Unraveling representations for face recognition : from handcrafted to deep learning

Abstract

Automatic face recognition in unconstrained environments is a popular and challenging research problem. With the improvements in recognition algorithms, focus has shifted from addressing various covariates individually to performing face recognition in truly unconstrained scenarios. Face databases such as the YouTube Faces and the Point-and-shoot-challenge capture a wide array of challenges such as pose, expression, illumination, resolution, and occlusion simultaneously. In general, every face recognition algorithm relies on some form of feature extraction mechanism to succinctly represent the most important characteristics of face images so that machine learning techniques can successfully distinguish face images of one individual apart from those of others. This dissertation proposes novel feature extraction and fusion paradigms along with improvements to existing methodologies in order to address the challenge of unconstrained face recognition. In addition, it also presents a novel methodology to improve the robustness of such algorithms in a generalizable manner.

We begin with addressing the challenge of utilizing face data captured from consumer level RGB-D devices to improve face recognition performance without increasing the operational cost. The images captured using such devices is of poor quality compared to specialized 3D sensors. To solve this, we propose a novel feature descriptor based on the entropy of RGB-D faces along with the saliency feature obtained from a 2D face. Geometric facial attributes are also extracted from the depth image and face recognition is performed by fusing both the descriptor and attribute match scores. While score level fusion does increase the robustness of the overall framework, it cannot take into account and utilize the additional information present at the feature level. To address this challenge, we need a better feature-level fusion algorithm that can combine multiple features while preserving as much of this information before the score computation stage. To accomplish this, we propose the Group Sparse Representation based Classifier (GSRC) which removes the requirement for a separate feature-level fusion mechanism and integrates multiple features seamlessly into classification. We also propose a kernelization based extension to the GSRC that further improves its ability to separate classes that have high inter-class similarity.

We next address the problem of efficiently using large amount of video data to perform face recognition. A single video contains hundreds of images, however, not all frames of a video contain useful features for face recognition and some frames might even deteriorate performance. Keeping this in mind, we propose a novel face verification algorithm which starts with selecting featurerich frames from a video sequence using discrete wavelet transform and entropy computation. Frame selection is followed by learning a joint representation from the proposed deep learning architecture which is a combination of stacked denoising sparse autoencoder and deep Boltzmann machine. A multilayer neural network is used as classifier to obtain the verification decision.

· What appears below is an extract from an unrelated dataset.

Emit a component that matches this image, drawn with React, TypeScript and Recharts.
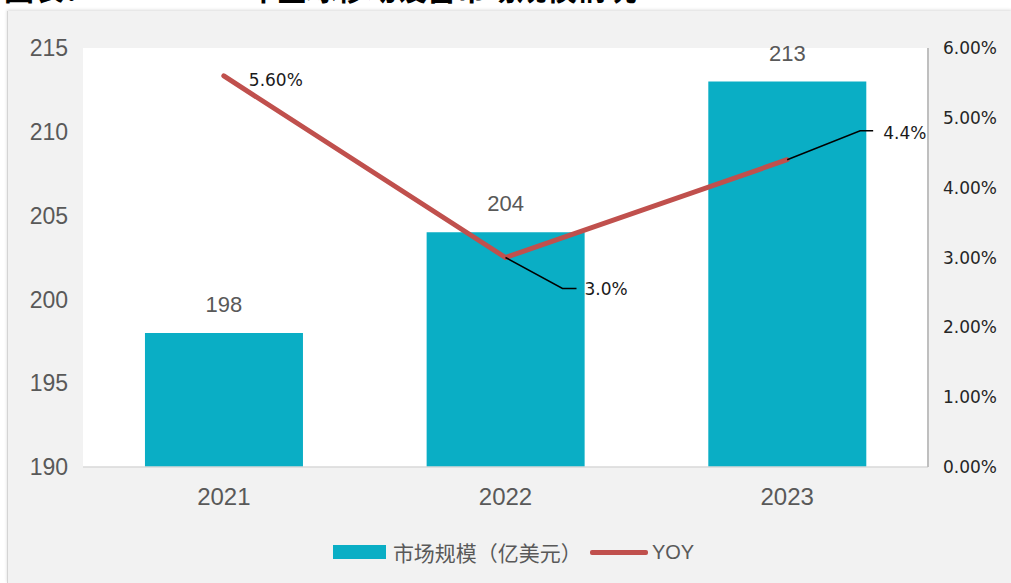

Currently, most of the highly accurate face recognition algorithms are based on deep learning based feature extraction. These networks have been shown in literature to be vulnerable to engineered adversarial attacks. We assess that non-learning based image-level distortions can also adversely affect the performance of such algorithms. We capitalize on how some of these errors propagate through the network to devise detection and mitigation methodologies that can help improve the real-world robustness of deep network based face recognition. The proposed algorithm does not require any re-training of the existing networks and is not specific to a particular type of network. We also evaluate the generalizability and efficacy of the approach by testing it with multiple networks and distortions. We observe favorable results that are consistently better than existing methodologies in all the test cases.